What Happens to Your Insurance When You Sell Your Martial Arts School

What Happens to Your Insurance When You Sell Your Martial Arts School

What Happens to Your Insurance Policy When You Sell Your Martial Arts School and How to Protect Yourself After the Sale

Building a martial arts school takes years of dedication, thousands of students, and enormous personal investment. When the time comes to sell, whether for retirement, relocation, or pursuing other opportunities, school owners focus on valuation, negotiations, and transition logistics. What they rarely consider until it’s too late is the insurance dimension of the sale.

Your martial arts school insurance cannot transfer to a new owner like furniture or equipment. The policy is a contract between you and the insurance carrier based on your qualifications, experience, claims history, and risk profile. When ownership changes, everything changes from an insurance perspective.

Understanding this process protects both the seller from post-sale liability exposure and the buyer from operating uninsured during the critical transition period.

Why Your Insurance Policy Cannot Simply Transfer to the Buyer

Policies Are Underwritten Based on the Named Insured

Your insurance premium, coverage terms, and program eligibility were determined based on your years of experience, your claims history, your management practices, and your personal qualifications. A new owner with different experience, different training philosophy, and unknown claims history represents a completely different risk that the carrier never agreed to insure.

The Named Insured Must Match the Legal Entity Operating the School

Insurance policies respond to claims made against the named insured entity. If ownership transfers to a new legal entity (new LLC, new corporation, new individual), that entity is not the named insured on your policy. Claims made against the new owner’s entity will be denied because they are not a party to your insurance contract.

What the Seller Must Do Before Closing

Maintain Coverage Through Closing Day

Your policy must remain active through the exact date of ownership transfers. Any gap between your policy cancellation and the buyer’s new policy activation leaves both parties exposed. Students injured during an uninsured gap become your personal liability as the operating owner.

Understand Your “Tail” Exposure

Martial arts injuries sometimes manifest or are reported weeks or months after the incident. A student injured during your ownership may not file a claim until after the sale closes. “Claims-made” policies only cover claims reported during the policy period. “Occurrence” policies cover incidents that occurred during the policy period, regardless of when the claim is filed. Know which type you carry and consider purchasing “tail coverage” (extended reporting period) if you have a claims-made policy.

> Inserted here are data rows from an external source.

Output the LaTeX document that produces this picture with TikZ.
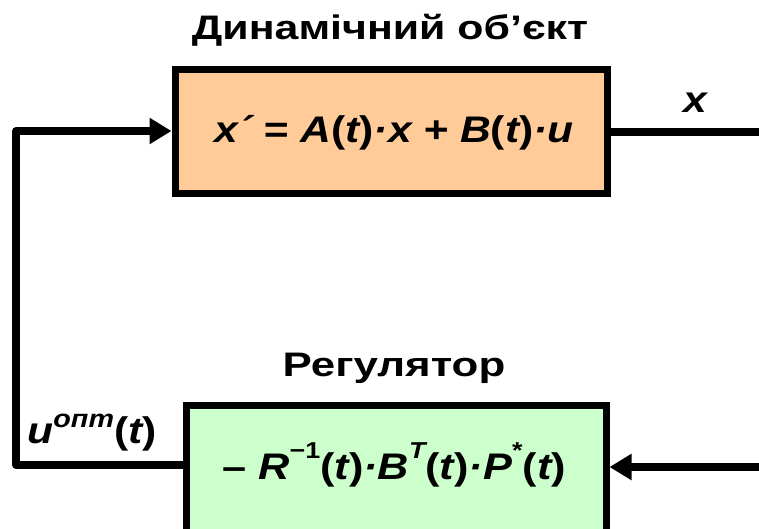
\documentclass[tikz,border=0pt]{standalone}
\usepackage{fontspec}
\setmainfont{Liberation Sans}
\usetikzlibrary{arrows.meta}
\definecolor{peach}{HTML}{FFCC99}
\definecolor{mint}{HTML}{CCFFCC}
\tikzset{
  blockbox/.style={draw=black, line width=7pt, inner sep=0pt, outer sep=3.5pt},
  wire/.style={line width=7.5pt, line join=round, draw=black},
  arrowwire/.style={wire, -{Triangle[length=22pt,width=25pt]}},
  titletext/.style={font=\fontsize{34}{38}\selectfont\bfseries, inner sep=0pt, anchor=base},
  formtext/.style={font=\fontsize{37}{40}\selectfont\bfseries\itshape, inner sep=0pt, anchor=base},
}
\newcommand{\supr}[3]{\raisebox{#1}{\fontsize{#2}{24}\selectfont #3}}
\newcommand{\up}[1]{{\upshape #1}}
\begin{document}
\begin{tikzpicture}[x=1pt,y=-1pt]
\useasboundingbox (0,0) rectangle (759,528);
\begin{scope}
\clip (0,0) rectangle (759,528);
% boxes
\node[blockbox, fill=peach, minimum width=432pt, minimum height=124pt] (top) at (391,131) {};
\node[blockbox, fill=mint, minimum width=420pt, minimum height=170pt] (bot) at (396,490) {};
% formulas
\node[formtext] (topf) at (394,142)
  {\scalebox{1.15}[1]{x´ = A\up{(}t\up{)}·x + B\up{(}t\up{)}·u}};
\node[formtext] (botf) at (394,479)
  {\scalebox{1.17}[1]{\up{–} R\supr{21pt}{23}{\upshape −1}\up{(}t\up{)}·B\supr{21pt}{23}{T}\up{(}t\up{)}·P\supr{21pt}{23}{\upshape *}\up{(}t\up{)}}};
% titles
\node[titletext] (t1) at (390,39) {\scalebox{1.26}[1]{Динамічний об’єкт}};
\node[titletext] (t2) at (394,376) {\scalebox{1.29}[1]{Регулятор}};
% coordinates
\coordinate (xr) at (759,132);
\coordinate (br) at (759,467);
\coordinate (ul) at (16,131);
\coordinate (ll) at (16,465);
% connectors
\draw[wire] (top.east |- xr) -- (xr);
\draw[arrowwire] (br) -- (br -| bot.east);
\draw[arrowwire] (ll -| bot.west) -- (ll) -- (ul) -- (top.west);
% labels
\node[formtext] (xl) at (695,112) {\scalebox{1.15}[1]{x}};
\node[formtext] (ul2) at (92,443) {\scalebox{1.15}[1]{u\supr{16pt}{25}{опт}\up{(}t\up{)}}};
\end{scope}
\end{tikzpicture}
\end{document}
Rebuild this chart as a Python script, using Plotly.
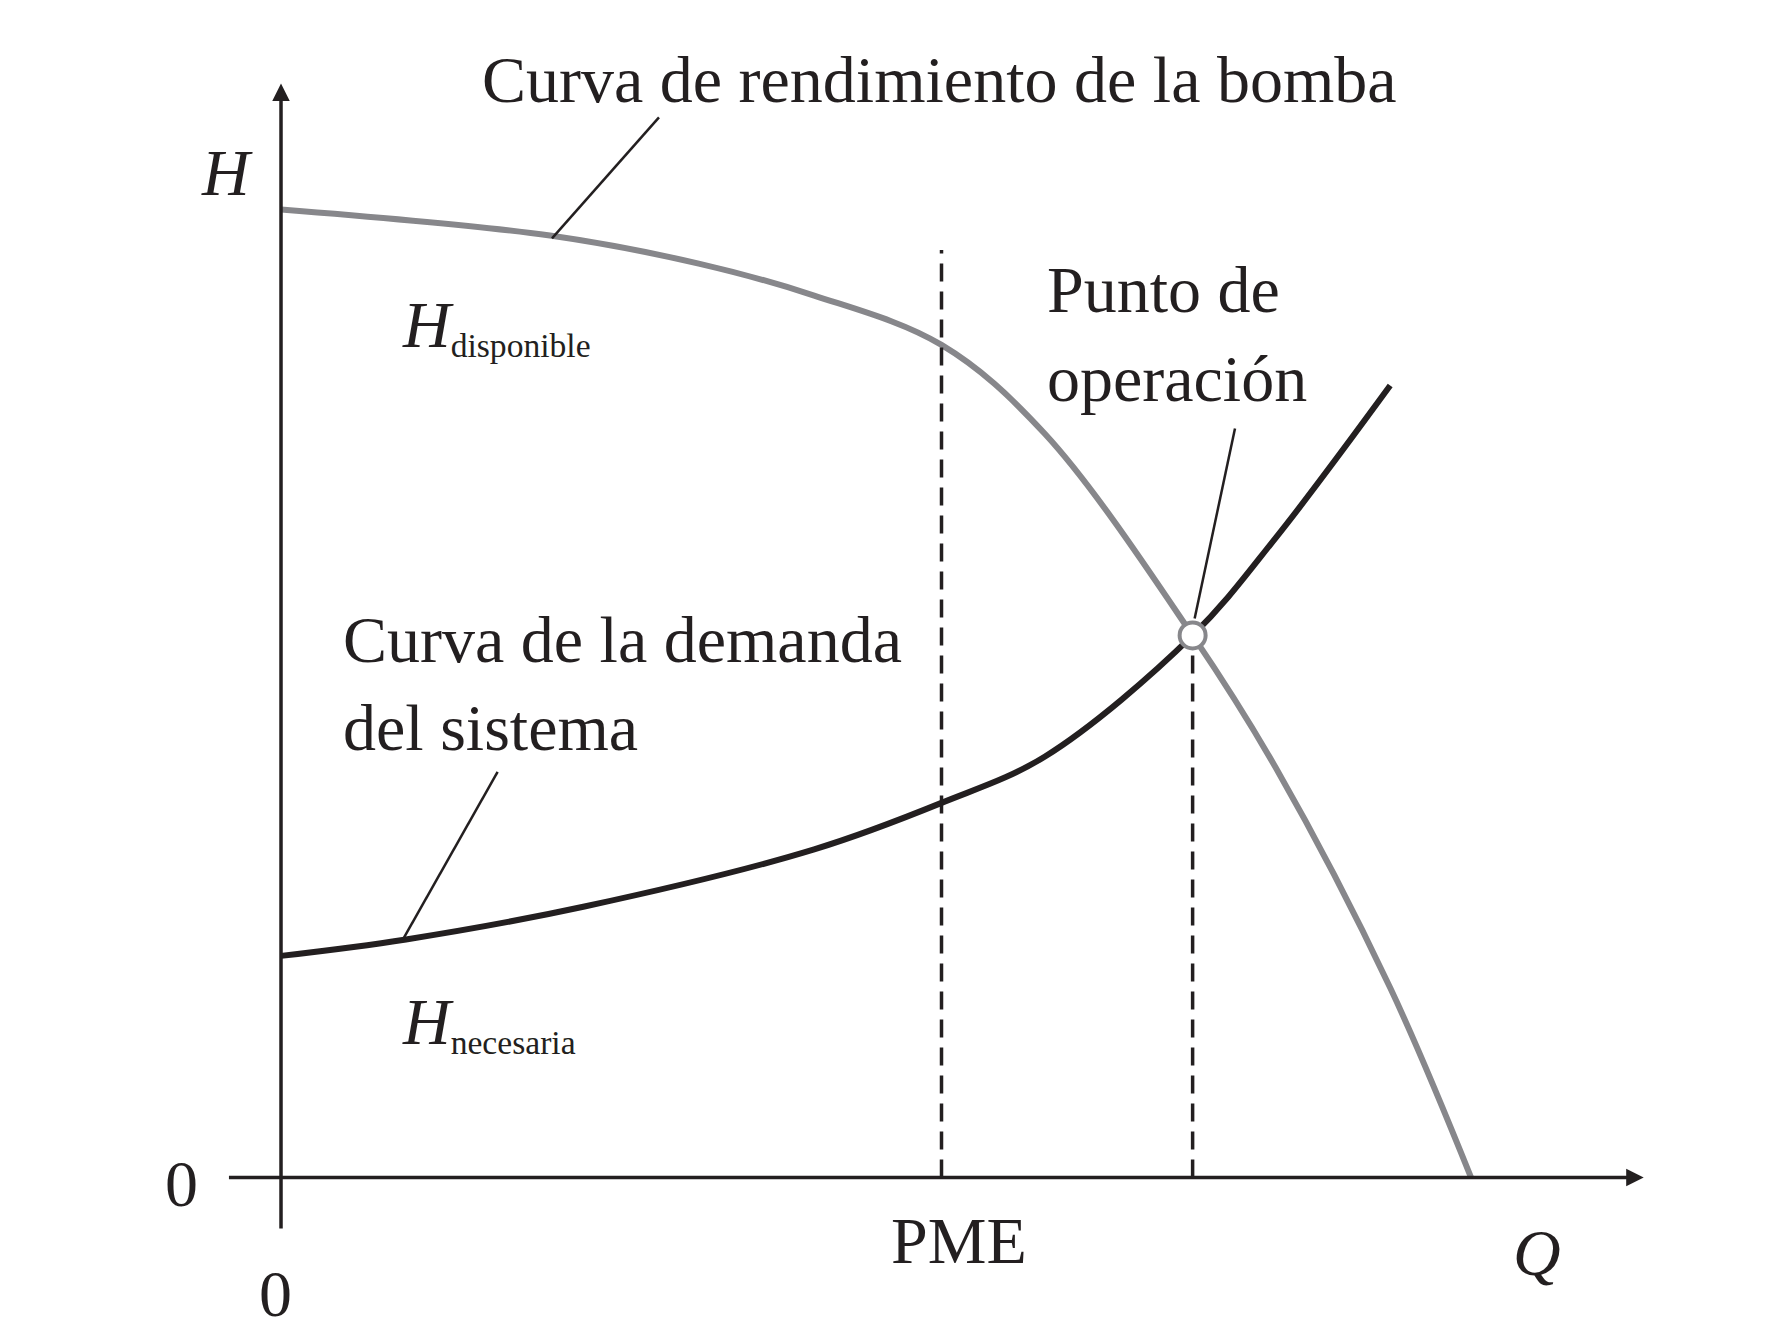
import plotly.graph_objects as go

# data units: Q (flow), H (head)
pump_q = [0, 2.26, 3.51, 4.48, 5.55, 6.42, 7.66, 8.36, 9.32, 10.0]
pump_h = [10, 9.73, 9.44, 9.11, 8.6, 7.68, 5.6, 4.23, 1.96, 0]
sys_q = [0, 1.05, 2.55, 4.48, 5.55, 6.42, 7.66, 8.36, 9.32]
sys_h = [2.29, 2.46, 2.80, 3.39, 3.87, 4.35, 5.6, 6.61, 8.18]
pme_q, pme_top = 5.55, 9.58
op_q, op_h = 7.66, 5.6

FONT = "Liberation Serif"
fig = go.Figure()
fig.add_trace(go.Scatter(x=pump_q, y=pump_h, mode="lines", line=dict(color="#87878b", width=6, shape="spline")))
fig.add_trace(go.Scatter(x=sys_q, y=sys_h, mode="lines", line=dict(color="#231f20", width=6, shape="spline")))
fig.add_trace(go.Scatter(x=[pme_q, pme_q], y=[0, pme_top], mode="lines", line=dict(color="#231f20", width=3.5, dash="18px,10px")))
fig.add_trace(go.Scatter(x=[op_q, op_q], y=[0, op_h], mode="lines", line=dict(color="#231f20", width=3.5, dash="18px,10px")))
# leader lines
for (x0, y0, x1, y1) in [(3.176, 10.95, 2.277, 9.70), (8.016, 7.738, 7.677, 5.774), (1.820, 4.19, 1.026, 2.464)]:
    fig.add_trace(go.Scatter(x=[x0, x1], y=[y0, y1], mode="lines", line=dict(color="#231f20", width=2.5)))
fig.add_trace(go.Scatter(x=[op_q], y=[op_h], mode="markers",
                         marker=dict(size=26, color="white", line=dict(color="#87878b", width=4))))

# axes with arrows
fig.add_annotation(x=11.45, y=0, ax=-0.45, ay=0, xref="x", yref="y", axref="x", ayref="y",
                   showarrow=True, arrowhead=2, arrowsize=1, arrowwidth=3.5, arrowcolor="#231f20", text="")
fig.add_annotation(x=0, y=11.3, ax=0, ay=-0.54, xref="x", yref="y", axref="x", ayref="y",
                   showarrow=True, arrowhead=2, arrowsize=1, arrowwidth=3.5, arrowcolor="#231f20", text="")

def txt(x, y, s, size=66, anchor="left"):
    fig.add_annotation(x=x, y=y, text=s, showarrow=False, xanchor=anchor, yanchor="middle",
                       font=dict(family=FONT, size=size, color="#231f20"))

txt(1.675, 11.34, "Curva de rendimiento de la bomba")
txt(-0.45, 10.38, "<i>H</i>", anchor="center")
txt(1.0, 8.8, "<i>H</i><span style='font-size:48px'><sub>disponible</sub></span>")
txt(6.42, 9.17, "Punto de")
txt(6.42, 8.25, "operación")
txt(0.5, 5.56, "Curva de la demanda")
txt(0.5, 4.65, "del sistema")
txt(1.0, 1.6, "<i>H</i><span style='font-size:48px'><sub>necesaria</sub></span>")
txt(-0.84, -0.06, "0", anchor="center")
txt(-0.05, -1.2, "0", anchor="center")
txt(5.70, -0.65, "PME", anchor="center")
txt(10.55, -0.77, "<i>Q</i>", anchor="center")

fig.update_layout(width=1788, height=1331, margin=dict(l=0, r=0, t=0, b=0),
                  plot_bgcolor="white", paper_bgcolor="white", showlegend=False,
                  xaxis=dict(range=[-2.294, 12.73], visible=False, fixedrange=True),
                  yaxis=dict(range=[-1.667, 12.08], visible=False, fixedrange=True))
fig.write_html("out.html")
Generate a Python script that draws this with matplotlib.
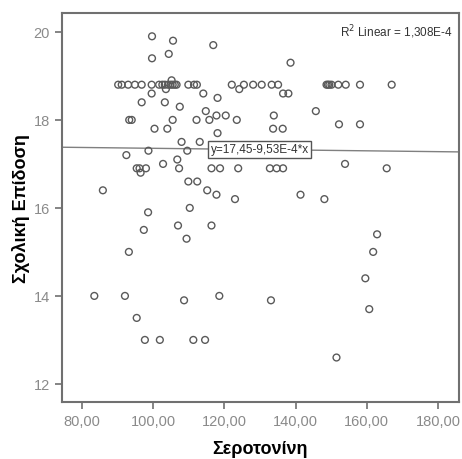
import numpy as np
import matplotlib.pyplot as plt
from matplotlib.ticker import FuncFormatter

plt.rcParams['font.family'] = ['Liberation Sans', 'DejaVu Sans']

# serotonin (x) and school performance (y), one entry per student
serotonin = [
    90.2, 91.2, 93.0, 94.9, 96.8, 99.6, 101.7, 102.6, 103.3, 104.2, 104.9, 105.5,
    106.1, 106.6, 109.9, 111.5, 112.3, 122.1, 125.5, 128.1, 130.5, 133.3, 135.1,
    148.7, 149.1, 149.5, 150.1, 152.0, 154.1, 158.1, 167.0,
    105.2, 103.6, 124.2, 136.5, 138.0, 99.6, 114.1,
    99.7, 105.6, 104.4, 99.7, 116.9, 138.6,
    96.8, 103.3, 118.1, 107.5, 114.8, 145.7, 117.8, 120.4, 133.9,
    93.3, 94.0, 105.5, 112.2, 115.8, 123.5,
    152.2, 158.1, 100.4, 104.0, 133.7, 136.4, 118.1,
    108.0, 113.1, 98.7, 109.6, 92.5, 106.8, 102.8, 153.9,
    95.4, 96.2, 98.0, 107.3, 116.4, 118.8, 123.9, 132.8, 134.7, 136.5, 165.6,
    96.5, 109.9, 112.4, 85.9, 115.2, 117.8, 141.4, 123.0, 148.1, 110.3, 98.6,
    107.0, 116.4, 97.4, 162.9, 109.4, 93.2, 161.8, 159.6,
    83.5, 92.1, 118.6, 108.7, 133.1, 160.7, 95.4,
    97.7, 101.9, 111.3, 114.6, 151.5,
]
performance = [
    18.8, 18.8, 18.8, 18.8, 18.8, 18.8, 18.8, 18.8, 18.8, 18.8, 18.8, 18.8,
    18.8, 18.8, 18.8, 18.8, 18.8, 18.8, 18.8, 18.8, 18.8, 18.8, 18.8,
    18.8, 18.8, 18.8, 18.8, 18.8, 18.8, 18.8, 18.8,
    18.9, 18.7, 18.7, 18.6, 18.6, 18.6, 18.6,
    19.9, 19.8, 19.5, 19.4, 19.7, 19.3,
    18.4, 18.4, 18.5, 18.3, 18.2, 18.2, 18.1, 18.1, 18.1,
    18.0, 18.0, 18.0, 18.0, 18.0, 18.0,
    17.9, 17.9, 17.8, 17.8, 17.8, 17.8, 17.7,
    17.5, 17.5, 17.3, 17.3, 17.2, 17.1, 17.0, 17.0,
    16.9, 16.9, 16.9, 16.9, 16.9, 16.9, 16.9, 16.9, 16.9, 16.9, 16.9,
    16.8, 16.6, 16.6, 16.4, 16.4, 16.3, 16.3, 16.2, 16.2, 16.0, 15.9,
    15.6, 15.6, 15.5, 15.4, 15.3, 15.0, 15.0, 14.4,
    14.0, 14.0, 14.0, 13.9, 13.9, 13.7, 13.5,
    13.0, 13.0, 13.0, 13.0, 12.6,
]

# linear fit reported by SPSS
intercept = 17.45
slope = -9.53e-4
r2_text = "R$^2$ Linear = 1,308E-4"
fit_text = "y=17,45-9,53E-4*x"

x_ticks = [80, 100, 120, 140, 160, 180]
y_ticks = [12, 14, 16, 18, 20]

fig = plt.figure(figsize=(4.62, 4.60), dpi=100)
ax = fig.add_axes([0.134, 0.124, 0.8595, 0.8456])

ax.scatter(serotonin, performance, s=24, facecolors='none',
           edgecolors='#5a5a5a', linewidths=1.0, zorder=3)

xmin, xmax = 74.4, 185.9
ax.set_xlim(xmin, xmax)
ax.set_ylim(11.59, 20.43)

xs = np.array([xmin, xmax])
ax.plot(xs, intercept + slope * xs, color='#808080', lw=1.0, zorder=2)

ax.text(129.9, 17.33, fit_text, fontsize=8.5, ha='center', va='center',
        color='#333333', zorder=4,
        bbox=dict(boxstyle='square,pad=0.22', fc='white', ec='#555555', lw=1.0))
ax.text(0.985, 0.975, r2_text, transform=ax.transAxes, fontsize=8.5,
        ha='right', va='top', color='#333333')

ax.set_xticks(x_ticks)
ax.set_yticks(y_ticks)
ax.xaxis.set_major_formatter(FuncFormatter(lambda v, p: f"{v:.2f}".replace('.', ',')))
ax.tick_params(axis='both', direction='out', length=5, width=1.2,
               color='#707070', labelcolor='#8a8a8a', labelsize=10.5)

for sp in ax.spines.values():
    sp.set_color('#707070')
    sp.set_linewidth(1.5)

ax.set_xlabel("Σεροτονίνη", fontsize=13, fontweight='bold', labelpad=9)
ax.set_ylabel("Σχολική Επίδοση", fontsize=13, fontweight='bold', labelpad=3)

fig.savefig("out.png", dpi=100)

Document Everything at Transition

Photograph facility condition, equipment inventory, student roster, and all safety protocols in effect at the time of sale. If a claim arises after closing, alleging conditions during your ownership, this documentation supports your defense.

What the Buyer Must Do Before Taking Possession

Secure Their Own Policy Before Day One

The buyer must have their own martial arts school insurance policy in force before they take operational control of the school. Not the day after. Not “when they get around to it.” The very first day they are responsible for students on the mat, they must carry active liability coverage.

Apply Using Their Own Qualifications

The buyer applies for insurance based on their own experience level, certifications, and management history. If they have less than three years of experience, they may only qualify for Program B rather than Program A, potentially affecting the premium and requirements.

Add the Landlord as an Additional Insured Immediately

If the school operates in leased space, the buyer must provide fresh certificates of insurance naming the landlord as an additional insured under their new policy. The seller’s certificates become invalid upon policy cancellation.

Transition Period Risks Both Parties Must Address

The “Shadow Period” Between Ownership

The days or weeks when the seller is winding down, and the buyer is ramping up create confusion about who is responsible for what. Clear documentation of the exact date and time of operational control transfers is essential for determining which policy responds to any incidents during transition.

Instructor Continuity and Coverage

Instructors employed by the seller are not automatically covered under the buyer’s new policy. Each instructor must be properly classified (W-2 or independent contractor) and disclosed on the buyer’s application. Independent contractors need their own instructor insurance naming the new owner’s entity as an additional insured.